I look to connect with those individuals or businesses that are seeking a statement piece, or thematic collection of work that deeply reflects who they are. My whole painting practice began from a desire to express holistic narratives, to see the world, and people in it as they are – not as numbers or subjects. My work layers representational and expressionist elements in unique ways that are timeless.
I am grateful to be creating from a place of delight and curiosity, at a pace that challenges and frees me to respond in the best way possible for the work while honoring the galleries, collectors, others who have invested in my vision over the course of almost two decades.
If you, or a business you know of is looking to collaborate on a statement painting, or thematic collection of paintings for a unique space – and you want to be integral in the creation of culture through investment in original art, I would love the opportunity to hear your vision.

What do you find most rewarding about being a creative?
I find the endless possibilities for learning to be one of the most rewarding aspects of being an artist. I do the best I can with the knowledge I have in a given moment- and moments, or months later there can be a shift, not always visibly discernible, but something has been learned and the work continues to deepen and mature. I won’t EVER be able to get to the end of it – and I LOVE that!

What do you think is the goal or mission that drives your creative journey?

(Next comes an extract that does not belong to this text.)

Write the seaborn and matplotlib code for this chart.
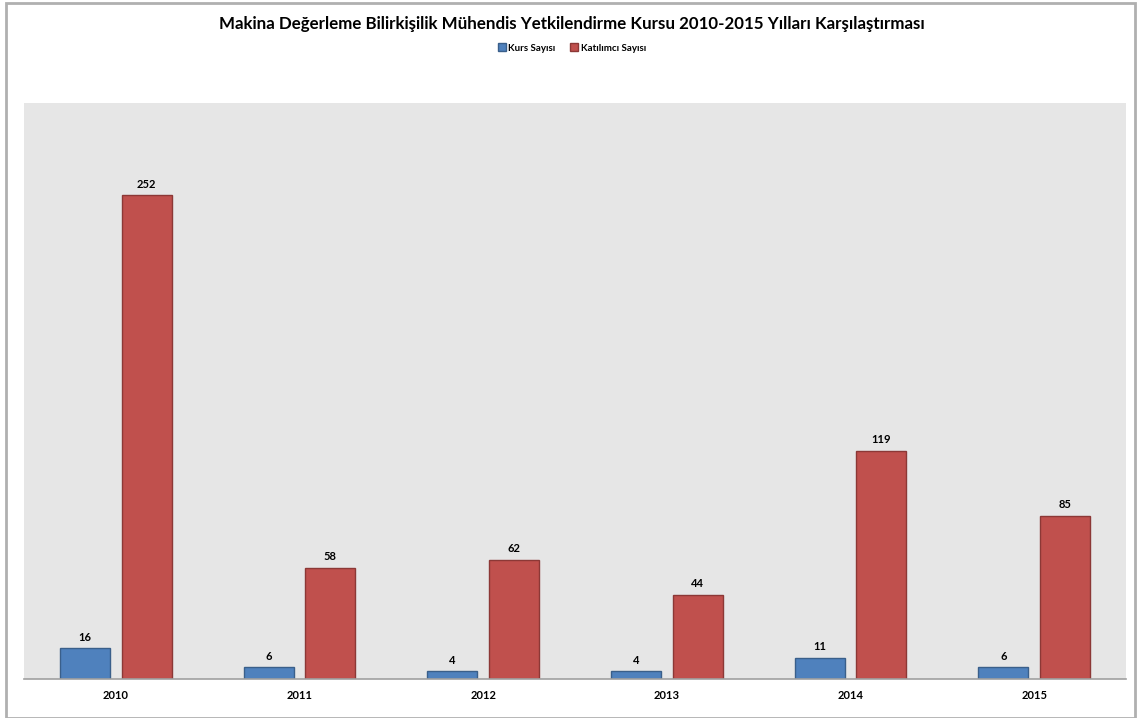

My creative practice has always been deeply and intrinsically connected with my own becoming – reflections of observed reality and deep Truth as I am learning to see. I think most artists would agree, but essentially we assemble evolving portraits – of self, or relationships – that show the world that each season has its purpose. Each stage its beauty. There is meaning – either to rage against, return to, or revel in.
My work is one of integration. Willingly sifting through layers of being, wrestling with chaos that tries to assert itself as triumphant. Exploring and bringing together what is seen and unseen in a way that points to wholeness.